The 2021 Budget

Budget 2021

On Wednesday 3 March 2021, Chancellor Rishi Sunak delivered the 2021 Budget. Here is our summary of the key points.

Furlough scheme

The furlough scheme which was originally planned to end on 30 April 2021, will be extended until the end of September 2021. Employees will continue to receive 80% of salary for the hours they do not work. From July 2021, employers will be expected to contribute 10% of salary for those hours and this will increase to 20% in August and September 2021.

Support for the self-employed

The Chancellor has announced further support with a major extension to the Self-Employment Income Support Scheme (SEISS). The fourth SEISS grant will now be worth 80% of trading profits, capped at £7,500. Applications for this will open in April and over 600,000 new self-employed people will be eligible to apply. Provided the person has filed their tax return by the midnight deadline on 2 March 2021, they will be eligible to claim the fourth and fifth grants.

Contactless payments

HM Treasury has confirmed the contactless card payment limit will rise from £45 to £100. The limit rose from £30 to £45 in April 2020 and will be in place once businesses have updated their systems.

Income support

The Universal Credit uplift of £20 per week will continue until September 2021 and working tax credit claimants who qualify will be given further support in this period, consisting of a one-off £500 payment.

Business Rates

The business rates holiday will be extended until the end of June 2021 with a two-thirds discount for the remainder of the tax year. The Chancellor says this will mean a £6 billion tax cut for businesses. Hospitality and tourism businesses will pay no business rates for three months and will continue to enjoy a 5% reduced rate of VAT for a further six months with a stepped VAT increase after that.
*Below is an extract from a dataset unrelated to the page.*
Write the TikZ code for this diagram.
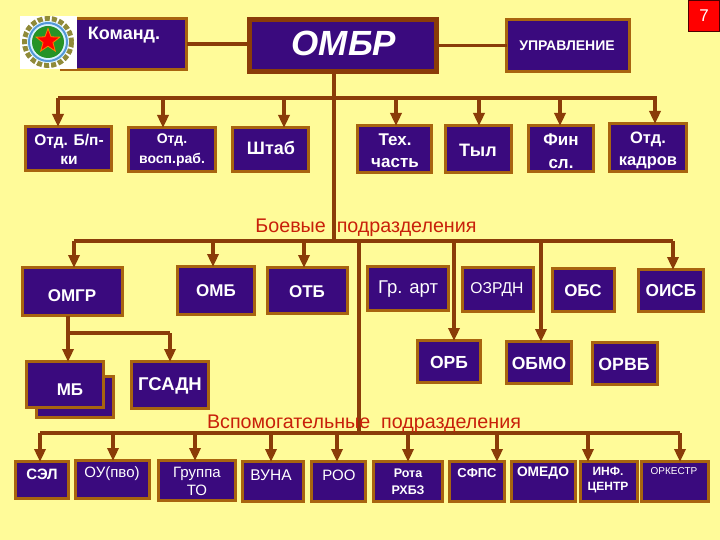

The Stamp Duty Land Tax “holiday” on properties worth up to £500,000, which was planned to end on 31 March 2021, will be extended until the end of June 2021. Between July and September, the Stamp Duty Land Tax threshold will be kept at double its standard level (£250,000) until the end of September and return to usual levels (£125,000) from 1 October 2021.

The Chancellor has confirmed a mortgage guarantee to help first-time buyers who can only afford a 5% deposit to obtain a mortgage.


The Chancellor says the economy will recover quicker from the COVID-19 pandemic with the economy expected to return to its pre-pandemic size six months earlier – by the middle of 2022. According to the Office for Budget Responsibility (OBR), GDP will grow by 4% this year. Eight “Freeports” have been announced, in the hope that tax concessions in those areas will result in inward investment.

Corporation tax

In April 2023, the rate of Corporation Tax will increase to 25%. The Chancellor says businesses will only be impacted if they are making profits, and the change will only come in after the time the OBR has forecasted economic recovery. Businesses with profits of £250,000 or more will be taxed at the full 25% rate, with tapered rates below that.

To encourage the unlocking of company reserves and to boost the spending-led side of the recovery, very generous investment allowances of more than 100% of expenditure have been announced, as has increased flexibility in the carry-back of trading losses.

Other taxes

The level of Income Tax rates and thresholds and the Inheritance Tax exemptions are generally being frozen until 2026 removing the benefit of incremental annual increases. Capital Gains Tax, widely earmarked for reform, was not mentioned. Alcohol duties and fuel duties have been frozen too.

On the face of it, this was a budget with lots more “give” than take, but the devil will be in the detail and tax rises down the line will be inevitable.